La palabra orgullo me produce gran desconfianza. Vivimos en los tiempos del orgullo. Local, sexual, nacional, racial, ideológico. Hay gente tan proclive a sentir orgullo que siente hasta el más tontorrón de todos ellos, el orgullo familiar, y repite su apellido como si fuera el del pueblo elegido. No sé cómo una palabra que encierra en sí misma una connotación clarísima de exclusión ha podido hacerse tan popular en los discursos públicos. Miro el diccionario y me sorprende que su definición aún no haya sido contaminada por el uso actual. "Orgullo: arrogancia, vanidad, exceso de estimación propia, que a veces es disimulable por nacer de causas nobles y virtuosas". Entiendo que en ocasiones el orgullo ha podido ser un arma contra la discriminación, pero no hay nada más empobrecedor que columpiarse de por vida en él.

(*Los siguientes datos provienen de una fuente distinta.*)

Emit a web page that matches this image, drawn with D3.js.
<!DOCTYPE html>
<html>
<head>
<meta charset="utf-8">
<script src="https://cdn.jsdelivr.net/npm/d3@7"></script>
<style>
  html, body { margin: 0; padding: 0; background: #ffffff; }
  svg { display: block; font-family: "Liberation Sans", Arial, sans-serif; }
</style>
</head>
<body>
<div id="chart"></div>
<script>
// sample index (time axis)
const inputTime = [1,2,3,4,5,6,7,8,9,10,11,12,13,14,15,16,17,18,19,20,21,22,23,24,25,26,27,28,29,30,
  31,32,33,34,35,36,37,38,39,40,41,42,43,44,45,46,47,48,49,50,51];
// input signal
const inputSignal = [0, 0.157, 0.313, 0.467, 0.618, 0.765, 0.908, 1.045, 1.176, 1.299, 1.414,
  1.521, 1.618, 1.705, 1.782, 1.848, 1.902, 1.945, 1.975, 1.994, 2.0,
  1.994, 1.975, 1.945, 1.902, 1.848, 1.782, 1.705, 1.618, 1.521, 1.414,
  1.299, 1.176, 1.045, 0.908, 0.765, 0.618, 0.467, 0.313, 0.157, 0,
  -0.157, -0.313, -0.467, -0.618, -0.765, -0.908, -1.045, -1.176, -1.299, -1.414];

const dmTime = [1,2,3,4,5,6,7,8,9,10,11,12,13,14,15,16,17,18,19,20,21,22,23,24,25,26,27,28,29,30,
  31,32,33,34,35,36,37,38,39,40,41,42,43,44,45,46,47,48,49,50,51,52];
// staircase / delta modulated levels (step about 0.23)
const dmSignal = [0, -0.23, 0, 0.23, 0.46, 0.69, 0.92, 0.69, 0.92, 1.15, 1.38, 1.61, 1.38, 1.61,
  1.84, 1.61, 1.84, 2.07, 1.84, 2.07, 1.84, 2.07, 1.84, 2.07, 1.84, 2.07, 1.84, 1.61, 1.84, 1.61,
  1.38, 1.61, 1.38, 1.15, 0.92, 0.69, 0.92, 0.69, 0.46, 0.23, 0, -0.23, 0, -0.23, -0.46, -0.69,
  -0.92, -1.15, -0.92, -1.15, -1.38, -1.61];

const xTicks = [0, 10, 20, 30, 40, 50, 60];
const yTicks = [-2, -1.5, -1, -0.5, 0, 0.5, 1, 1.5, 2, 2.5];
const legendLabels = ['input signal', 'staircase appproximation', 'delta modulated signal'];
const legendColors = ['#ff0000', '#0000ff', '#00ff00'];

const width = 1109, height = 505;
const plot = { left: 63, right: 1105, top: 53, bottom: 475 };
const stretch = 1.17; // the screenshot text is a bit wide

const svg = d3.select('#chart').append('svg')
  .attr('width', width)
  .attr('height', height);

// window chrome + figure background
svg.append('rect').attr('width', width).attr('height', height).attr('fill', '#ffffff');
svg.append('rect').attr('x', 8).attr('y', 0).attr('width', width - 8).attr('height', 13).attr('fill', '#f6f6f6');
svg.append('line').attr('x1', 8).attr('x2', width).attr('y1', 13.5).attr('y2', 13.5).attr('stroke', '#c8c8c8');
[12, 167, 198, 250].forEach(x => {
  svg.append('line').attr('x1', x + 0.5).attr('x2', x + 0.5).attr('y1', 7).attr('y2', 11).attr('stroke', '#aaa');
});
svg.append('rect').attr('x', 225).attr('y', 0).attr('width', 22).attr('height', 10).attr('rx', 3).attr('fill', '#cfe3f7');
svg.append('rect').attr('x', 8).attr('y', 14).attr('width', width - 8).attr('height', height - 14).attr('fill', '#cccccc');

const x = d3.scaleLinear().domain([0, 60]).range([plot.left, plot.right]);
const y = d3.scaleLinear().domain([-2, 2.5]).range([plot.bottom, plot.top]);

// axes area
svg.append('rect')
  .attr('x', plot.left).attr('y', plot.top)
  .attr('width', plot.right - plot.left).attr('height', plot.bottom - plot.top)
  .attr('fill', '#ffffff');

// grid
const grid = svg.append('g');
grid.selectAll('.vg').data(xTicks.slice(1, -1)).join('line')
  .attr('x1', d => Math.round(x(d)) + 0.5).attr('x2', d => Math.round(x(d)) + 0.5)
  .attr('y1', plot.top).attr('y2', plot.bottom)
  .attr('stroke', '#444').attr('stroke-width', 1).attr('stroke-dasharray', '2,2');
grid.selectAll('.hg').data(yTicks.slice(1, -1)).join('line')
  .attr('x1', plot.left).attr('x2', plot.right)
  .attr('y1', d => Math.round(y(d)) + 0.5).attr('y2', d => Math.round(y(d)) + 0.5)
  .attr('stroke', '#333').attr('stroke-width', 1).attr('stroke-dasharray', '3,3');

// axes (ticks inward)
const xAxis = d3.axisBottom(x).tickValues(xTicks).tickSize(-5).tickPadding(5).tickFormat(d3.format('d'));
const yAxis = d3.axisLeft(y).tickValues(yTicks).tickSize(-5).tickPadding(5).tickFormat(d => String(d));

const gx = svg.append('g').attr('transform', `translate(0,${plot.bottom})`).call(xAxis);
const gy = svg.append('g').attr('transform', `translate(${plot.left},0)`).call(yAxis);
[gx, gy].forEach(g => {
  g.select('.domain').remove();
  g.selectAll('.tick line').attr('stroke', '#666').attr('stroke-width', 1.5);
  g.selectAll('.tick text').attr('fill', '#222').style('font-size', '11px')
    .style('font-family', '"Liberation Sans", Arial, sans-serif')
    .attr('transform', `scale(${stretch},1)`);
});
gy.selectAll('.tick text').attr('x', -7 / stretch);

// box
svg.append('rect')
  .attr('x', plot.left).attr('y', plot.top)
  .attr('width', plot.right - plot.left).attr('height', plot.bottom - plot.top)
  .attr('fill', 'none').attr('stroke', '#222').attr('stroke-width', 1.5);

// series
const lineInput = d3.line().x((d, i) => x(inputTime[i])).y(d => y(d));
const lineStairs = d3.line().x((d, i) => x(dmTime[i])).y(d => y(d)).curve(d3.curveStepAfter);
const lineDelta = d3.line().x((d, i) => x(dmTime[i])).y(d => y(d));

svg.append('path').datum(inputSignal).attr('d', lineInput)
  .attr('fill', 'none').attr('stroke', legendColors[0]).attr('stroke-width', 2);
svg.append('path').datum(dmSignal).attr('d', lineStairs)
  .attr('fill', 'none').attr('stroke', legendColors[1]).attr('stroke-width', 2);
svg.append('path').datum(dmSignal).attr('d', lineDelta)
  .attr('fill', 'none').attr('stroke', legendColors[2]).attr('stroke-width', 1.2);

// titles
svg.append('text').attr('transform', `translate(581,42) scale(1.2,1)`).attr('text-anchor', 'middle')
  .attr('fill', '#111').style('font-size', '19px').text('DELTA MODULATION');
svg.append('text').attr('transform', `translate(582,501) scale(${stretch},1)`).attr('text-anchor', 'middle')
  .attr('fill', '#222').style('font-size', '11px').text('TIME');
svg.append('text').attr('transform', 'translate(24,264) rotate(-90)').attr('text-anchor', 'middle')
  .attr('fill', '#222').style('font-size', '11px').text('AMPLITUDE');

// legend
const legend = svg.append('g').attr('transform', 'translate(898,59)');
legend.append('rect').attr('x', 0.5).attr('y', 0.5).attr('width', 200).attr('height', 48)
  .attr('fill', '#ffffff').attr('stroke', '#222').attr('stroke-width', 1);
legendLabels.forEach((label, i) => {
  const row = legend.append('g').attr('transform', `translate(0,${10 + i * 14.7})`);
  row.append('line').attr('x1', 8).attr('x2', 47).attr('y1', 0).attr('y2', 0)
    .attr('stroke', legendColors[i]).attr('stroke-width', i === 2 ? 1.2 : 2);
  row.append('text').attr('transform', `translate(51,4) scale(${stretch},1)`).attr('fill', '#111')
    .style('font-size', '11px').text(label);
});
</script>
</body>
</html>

Hay un orgullo que practicamos en España de manera peculiarísima: el local. No digo que el orgullo de pertenencia a una tierra sea algo típicamente español, al contrario, está presente hasta en los lugares más horrendos; lo que convierte nuestro orgullo en algo original es que no tiene ninguna consecuencia práctica. La gente ama a su pueblo de manera casi amenazante, y los políticos españoles, conscientes de ese amor arrebatado, hacen de este sentimiento su doctrina. El enigma es que dicha pasión haya sido absolutamente compatible con el destrozo del paisaje rural y urbano. Y no lo considero una responsabilidad exclusivamente política; paseando por Roma o Nápoles se aprecia que, a pesar de Berlusconi, el orgullo local ha servido para conservar los pequeños negocios, lo artesano, la belleza histórica. Al menos el orgullo les ha sido de alguna utilidad.

Y difiero de la Iglesia católica en su vieja creencia en la superioridad del ser humano. ¿Hay alguna razón por la que sentirse orgulloso de no ser un perro?